Lembrei-me então de que a famosa loja lisboeta de
roupa interior ostentando o título da Marquesa, se poderia, em alternativa e
muito apropriadamente, chamar "La poissonnerie".
21:08 - Rumo ao Pireu (porto de Atenas), hoje
à tarde passámos entre Rodes e Creta com tempo farrusco.
A caminho do restaurante, parecia que íamos grossos
mas não chegámos a agarrar-nos às paredes. Não tínhamos bebido mas o mar quis
dizer que estava lá em baixo.
Já sabemos que vai ser assim toda a noite e que só
depois de passarmos o Cabo Sunion e entrando no Egeu é que a "coisa"
vai serenar. Depois digo.
Para já, a festa continua com um concurso de
sevilhanas que está animadíssimo.
Amanhã, logo pelas 7 da matina entramos pela terra de
Péricles a dentro.
24/03/19, 12:13 – A
viagem continua por outros bordos – os do barco ficaram no Pireu - e
agora estamos a fazer horas no aeroporto de Atenas. Vá de petiscar uma moussaka e beber um copo ligeiro porque as bebidas fortes me
fazem caspa.
No check in não me encontravam o lugar porque alguém
nos ofereceu o upgrade. E num cruzeiro sem classes, já nos
tinham feito upgrade na vinda. No barco, o nosso camarote
também tinha muita classe. Assim, até eu gosto de uma sociedade sem classes.
21:04 - Ficámos a dormir em Madrid, só
seguimos amanhã. É para quebrar o stress da pirataria.

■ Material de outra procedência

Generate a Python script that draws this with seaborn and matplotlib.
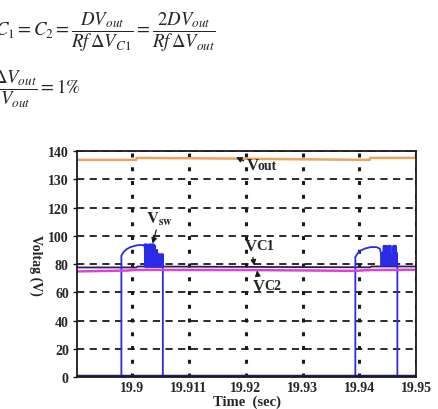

Jantámos no hotel apesar de haver vários restaurantes
nas redondezas.
Entretanto, chegou um casal de cães "Terra
Nova" que estão a caminho duma exposição no México. LINDOS!!! Pretos e
enormes, docemente mansos. Na recepção do hotel perguntaram-me o que é que eu
pensava: se seriam os cães a dormir nas camas e os donos a dormir na banheira
ou o contrário. Respondi que os perritos merecem dormir nas camas; os donos
(um casal já de meia idade) que durmam na banheira, na retrete ou no
bidé. Como quieran.
Março de 2019
COMENTÁRIOS
Anónimo 27.03.2019: Gostei... e invejei!
Anónimo 27.03.2019: Mais uma aventura,
que sempre promete surpresas. Parabéns! Que tenham chegado bem e um abraço.